Ramsar sites are wetlands of international importance designated under the Ramsar Convention on Wetlands (1971) — the oldest of the three international designations, and the only one that predates and sits outside the EU directives.

Ramsar is the wetland-focused member of the three "habitats site" designations:

  • SAC → habitats & species (EU Habitats Directive).
  • SPA → wild birds (EU Birds Directive).
  • Ramsar → wetlands (Ramsar Convention 1971) — this page.

How it's produced

Ramsar boundaries are defined on designation under the Convention and published by Natural England / JNCC. In England, Ramsar sites almost always overlap an underlying SSSI and frequently an SAC or SPA as well.

Update frequency & currency

Very stable; changes are rare.
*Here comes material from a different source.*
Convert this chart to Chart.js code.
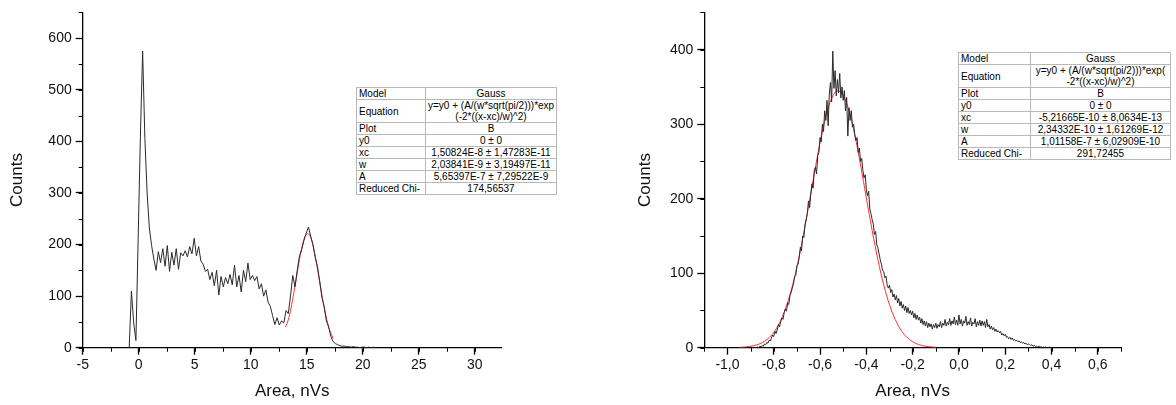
<!DOCTYPE html>
<html>
<head>
<meta charset="utf-8">
<script src="https://cdn.jsdelivr.net/npm/chart.js@4/dist/chart.umd.min.js"></script>
<style>
body { margin: 0; background: #fff; }
#wrap { position: relative; width: 1176px; height: 405px; }
canvas { position: absolute; top: 0; }
table.fit { position: absolute; border-collapse: collapse; font: 10px 'Liberation Sans', Arial, sans-serif; color: #000; background: #fff; table-layout: fixed; }
table.fit td { border: 1px solid #b8b8b8; padding: 0 2px; height: 11px; line-height: 11px; white-space: nowrap; overflow: hidden; }
table.fit td.v { text-align: center; }
</style>
</head>
<body>
<div id="wrap">
  <canvas id="leftChart" width="588" height="405" style="left:0"></canvas>
  <canvas id="rightChart" width="588" height="405" style="left:588px"></canvas>

  <table class="fit" style="left:356px; top:87px; width:201px">
    <colgroup><col style="width:69px"><col></colgroup>
    <tr><td>Model</td><td class="v">Gauss</td></tr>
    <tr><td>Equation</td><td class="v">y=y0 + (A/(w*sqrt(pi/2)))*exp<br>(-2*((x-xc)/w)^2)</td></tr>
    <tr><td>Plot</td><td class="v">B</td></tr>
    <tr><td>y0</td><td class="v">0 ± 0</td></tr>
    <tr><td>xc</td><td class="v">1,50824E-8 ± 1,47283E-11</td></tr>
    <tr><td>w</td><td class="v">2,03841E-9 ± 3,19497E-11</td></tr>
    <tr><td>A</td><td class="v">5,65397E-7 ± 7,29522E-9</td></tr>
    <tr><td>Reduced Chi-</td><td class="v">174,56537</td></tr>
  </table>

  <table class="fit" style="left:958px; top:52px; width:213px">
    <colgroup><col style="width:72px"><col></colgroup>
    <tr><td>Model</td><td class="v">Gauss</td></tr>
    <tr><td>Equation</td><td class="v">y=y0 + (A/(w*sqrt(pi/2)))*exp(<br>-2*((x-xc)/w)^2)</td></tr>
    <tr><td>Plot</td><td class="v">B</td></tr>
    <tr><td>y0</td><td class="v">0 ± 0</td></tr>
    <tr><td>xc</td><td class="v">-5,21665E-10 ± 8,0634E-13</td></tr>
    <tr><td>w</td><td class="v">2,34332E-10 ± 1,61269E-12</td></tr>
    <tr><td>A</td><td class="v">1,01158E-7 ± 6,02909E-10</td></tr>
    <tr><td>Reduced Chi-</td><td class="v">291,72455</td></tr>
  </table>
</div>

<script>
// left spectrum: histogram bins (nVs) and counts
var leftBinStart = -0.85;
var leftBinWidth = 0.2;
var leftCounts = [0, 110, 48, 14, 210, 410, 575, 405, 300, 232,
    198, 172, 150, 186, 165, 192, 158, 198, 148, 185,
    160, 192, 152, 184, 178, 188, 176, 196, 182, 212,
    178, 196, 168, 162, 148, 152, 132, 146, 120, 150,
    102, 138, 118, 136, 124, 142, 122, 160, 118, 140,
    108, 150, 128, 164, 132, 140, 130, 138, 114, 124,
    100, 112, 88, 80, 62, 45, 58, 44, 52, 48,
    72, 66, 100, 140, 118, 150, 178, 190, 208, 222,
    234, 216, 200, 176, 158, 130, 98, 80, 52, 40,
    22, 12, 8, 6, 4, 3, 3, 2, 2, 1,
    2, 1, 1, 0, 1, 1, 0, 1, 0, 1, 0];
// left gauss fit (red)
var leftFitX = [13.1, 13.35, 13.6, 13.85, 14.1, 14.35, 14.6, 14.85, 15.1, 15.35, 15.6, 15.85, 16.1, 16.35, 16.6, 16.85, 17.1, 17.35];
var leftFitY = [40, 54, 77, 107, 139, 171, 198, 216, 221, 214, 194, 166, 134, 102, 73, 49, 31, 18];
var leftXTicks = [-5, 0, 5, 10, 15, 20, 25, 30];
var leftYTicks = [0, 100, 200, 300, 400, 500, 600];

// right spectrum
var rightBinStart = -0.95;
var rightBinWidth = 0.005;
var rightCounts = [0, 0, 0, 0, 0, 0, 0, 0, 0, 0, 0, 0, 0, 0, 0, 0,
    1, 0, 2, 1, 3, 2, 5, 4, 7, 6,
    10, 9, 13, 17, 15, 22, 19, 24, 31, 28,
    35, 40, 38, 47, 52, 49, 60, 58, 70, 74,
    80, 85, 95, 97, 110, 112, 121, 135, 130, 150,
    148, 165, 172, 180, 197, 188, 206, 220, 214, 238,
    242, 233, 258, 262, 282, 276, 300, 290, 318, 305,
    332, 298, 340, 356, 330, 398, 348, 372, 338, 360,
    342, 368, 335, 350, 332, 345, 318, 336, 284, 322,
    305, 318, 296, 300, 286, 278, 282, 262, 268, 250,
    254, 238, 228, 232, 212, 204, 210, 186, 180, 172,
    166, 152, 156, 138, 134, 126, 118, 112, 104, 102,
    94, 96, 84, 80, 84, 74, 78, 68, 72, 64,
    70, 60, 66, 56, 62, 53, 58, 50, 56, 47,
    54, 46, 50, 44, 49, 40, 46, 38, 44, 37,
    41, 33, 39, 31, 36, 29, 35, 27, 33, 28,
    32, 25, 31, 27, 33, 26, 31, 28, 35, 27,
    33, 30, 38, 29, 34, 31, 39, 30, 36, 32,
    41, 31, 37, 30, 44, 32, 38, 29, 36, 33,
    42, 30, 35, 31, 40, 29, 34, 32, 39, 28,
    35, 30, 37, 29, 36, 30, 35, 27, 38, 28,
    31, 25, 29, 24, 27, 22, 25, 21, 23, 20,
    22, 17, 19, 16, 18, 14, 15, 12, 14, 11,
    13, 10, 11, 9, 10, 8, 9, 7, 8, 6,
    7, 5, 6, 4, 5, 4, 3, 4, 2, 3,
    2, 2, 1, 2, 1, 1, 0, 1, 0, 1,
    0, 0, 1, 0, 0, 0, 0];
var rightFitX = [-0.95, -0.925, -0.9, -0.875, -0.85, -0.825, -0.8, -0.775, -0.75, -0.725, -0.7, -0.675,
    -0.65, -0.625, -0.6, -0.575, -0.55, -0.525, -0.5, -0.475, -0.45, -0.425, -0.4, -0.375,
    -0.35, -0.325, -0.3, -0.275, -0.25, -0.225, -0.2, -0.175, -0.15, -0.125, -0.1];
var rightFitY = [0.4, 0.9, 1.9, 3.7, 6.8, 12.1, 20.5, 33.4, 51.7, 76.5, 108.3, 146.4,
    189.2, 233.6, 275.6, 310.7, 334.6, 344.5, 338.7, 318.2, 285.7, 245.1, 200.9, 157.4,
    117.8, 84.3, 57.6, 37.6, 23.5, 14.0, 8.0, 4.3, 2.3, 1.1, 0.5];
var rightXTicks = [-1.0, -0.8, -0.6, -0.4, -0.2, 0.0, 0.2, 0.4, 0.6];
var rightYTicks = [0, 100, 200, 300, 400];

var FONT = "'Liberation Sans', Arial, sans-serif";

function histPoints(start, width, counts) {
    var pts = [];
    for (var i = 0; i < counts.length; i++) {
        pts.push({x: +(start + i * width).toFixed(4), y: counts[i]});
    }
    return pts;
}

function zipPoints(xs, ys) {
    var pts = [];
    for (var i = 0; i < xs.length; i++) pts.push({x: xs[i], y: ys[i]});
    return pts;
}

function fixedTicks(list) {
    return function(scale) {
        scale.ticks = list.map(function(v) { return {value: v}; });
    };
}

// small outward minor ticks on both axes
var minorTicks = {
    id: 'minorTicks',
    afterDraw: function(chart, args, opts) {
        var ctx = chart.ctx;
        var xs = chart.scales.x, ys = chart.scales.y;
        ctx.save();
        ctx.strokeStyle = '#000';
        ctx.lineWidth = 1;
        ctx.beginPath();
        for (var v = xs.min; v <= xs.max + 1e-9; v += opts.xStep) {
            var px = Math.round(xs.getPixelForValue(v)) + 0.5;
            ctx.moveTo(px, ys.bottom);
            ctx.lineTo(px, ys.bottom + 4);
        }
        for (var w = ys.min; w <= ys.max + 1e-9; w += opts.yStep) {
            var py = Math.round(ys.getPixelForValue(w)) + 0.5;
            ctx.moveTo(xs.left, py);
            ctx.lineTo(xs.left - 4, py);
        }
        ctx.stroke();
        ctx.restore();
    }
};

function makeChart(id, cfg) {
    return new Chart(document.getElementById(id), {
        type: 'line',
        data: {
            datasets: [{
                data: cfg.hist,
                borderColor: '#2a2a2a',
                borderWidth: 1,
                pointRadius: 0,
                tension: 0
            }, {
                data: cfg.fit,
                borderColor: '#ff3030',
                borderWidth: 1,
                pointRadius: 0,
                cubicInterpolationMode: 'monotone'
            }]
        },
        plugins: [minorTicks],
        options: {
            responsive: false,
            animation: false,
            devicePixelRatio: 1,
            layout: {
                padding: {left: cfg.padLeft, right: cfg.padRight, top: 11.7, bottom: 0}
            },
            scales: {
                x: {
                    type: 'linear',
                    min: cfg.xMin,
                    max: cfg.xMax,
                    afterBuildTicks: fixedTicks(cfg.xTicks),
                    afterFit: function(s) { s.height = 57.3; },
                    border: {color: '#000', width: 1.3},
                    grid: {drawOnChartArea: false, tickLength: 7, color: '#000', tickWidth: 1.3},
                    ticks: {
                        color: '#111',
                        padding: 2,
                        maxRotation: 0,
                        autoSkip: false,
                        font: {family: FONT, size: 14},
                        callback: cfg.xFormat
                    },
                    title: {
                        display: true,
                        text: 'Area, nVs',
                        color: '#111',
                        padding: {top: 0, bottom: 3},
                        font: {family: FONT, size: 17}
                    }
                },
                y: {
                    type: 'linear',
                    min: 0,
                    max: cfg.yMax,
                    afterBuildTicks: fixedTicks(cfg.yTicks),
                    afterFit: function(s) { s.width = cfg.yWidth; },
                    border: {color: '#000', width: 1.3},
                    grid: {drawOnChartArea: false, tickLength: 7, color: '#000', tickWidth: 1.3},
                    ticks: {
                        color: '#111',
                        padding: 4,
                        autoSkip: false,
                        font: {family: FONT, size: 14}
                    },
                    title: {
                        display: true,
                        text: 'Counts',
                        color: '#111',
                        padding: {top: 7, bottom: 0},
                        font: {family: FONT, size: 17}
                    }
                }
            },
            plugins: {
                legend: {display: false},
                tooltip: {enabled: false},
                minorTicks: {xStep: cfg.xMinor, yStep: 50}
            }
        }
    });
}

makeChart('leftChart', {
    hist: histPoints(leftBinStart, leftBinWidth, leftCounts),
    fit: zipPoints(leftFitX, leftFitY),
    xMin: -5, xMax: 32.4, xTicks: leftXTicks, yTicks: leftYTicks, xMinor: 2.5, yMax: 650,
    padLeft: 0, padRight: 86.3, yWidth: 82.7,
    xFormat: function(v) { return String(v); }
});

makeChart('rightChart', {
    hist: histPoints(rightBinStart, rightBinWidth, rightCounts),
    fit: zipPoints(rightFitX, rightFitY),
    xMin: -1.1, xMax: 0.7, xTicks: rightXTicks, yTicks: rightYTicks, xMinor: 0.1, yMax: 450,
    padLeft: 40, padRight: 55, yWidth: 76.3,
    xFormat: function(v) { return (Math.abs(v) < 1e-9 ? 0 : v).toFixed(1).replace('.', ','); }
});
</script>
</body>
</html>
Verify the current edition on data.gov.uk / JNCC.

Spatial resolution / precision

Precise boundaries. As with SAC/SPA, hydrological connectivity means a wetland's functional catchment extends beyond the polygon — water quality and quantity effects can originate upstream.

Known limitations

  • A key legal nuance: Ramsar is an international treaty designation, not a UK statutory designation in the same sense as SSSI. In England, however, national planning policy directs that Ramsar sites be given the same protection as habitats sites — so in practice they are treated like SAC/SPA for assessment purposes. The protection is real; the legal route to it differs.
  • Overlap with SSSI/SAC/SPA is the norm, not the exception.

How it compares to SAC and SPA

See the comparison table on the SAC profile. The thing to remember about Ramsar specifically: same practical protection, different legal source — a treaty and a policy direction rather than the Habitats Regulations directly.

Role in BNG assessment

A hard planning constraint, handled like SAC/SPA. A Ramsar site in potential play means the HRA-equivalent regime applies, and BNG cannot discharge it.

WildStack's take

Ramsar is the designation practitioners most often get technically wrong while getting the outcome right. People assume it's "just another European site" — it isn't; it flows from a 1971 treaty and is protected in England by policy direction rather than by the Habitats Regulations themselves. That distinction rarely changes what you must do (assess it like a habitats site), but it changes how you argue it, and it matters if the policy framing ever shifts. Our approach: treat Ramsar as functionally equivalent to SAC/SPA for screening, but cite it correctly — the legal basis is the Convention plus national planning policy, not the Directives.

Official source

Last reviewed

5 July 2026. Revisit if national planning policy changes how Ramsar sites are protected, or if new sites are designated. Confirm the exact data.gov.uk resource URL at review.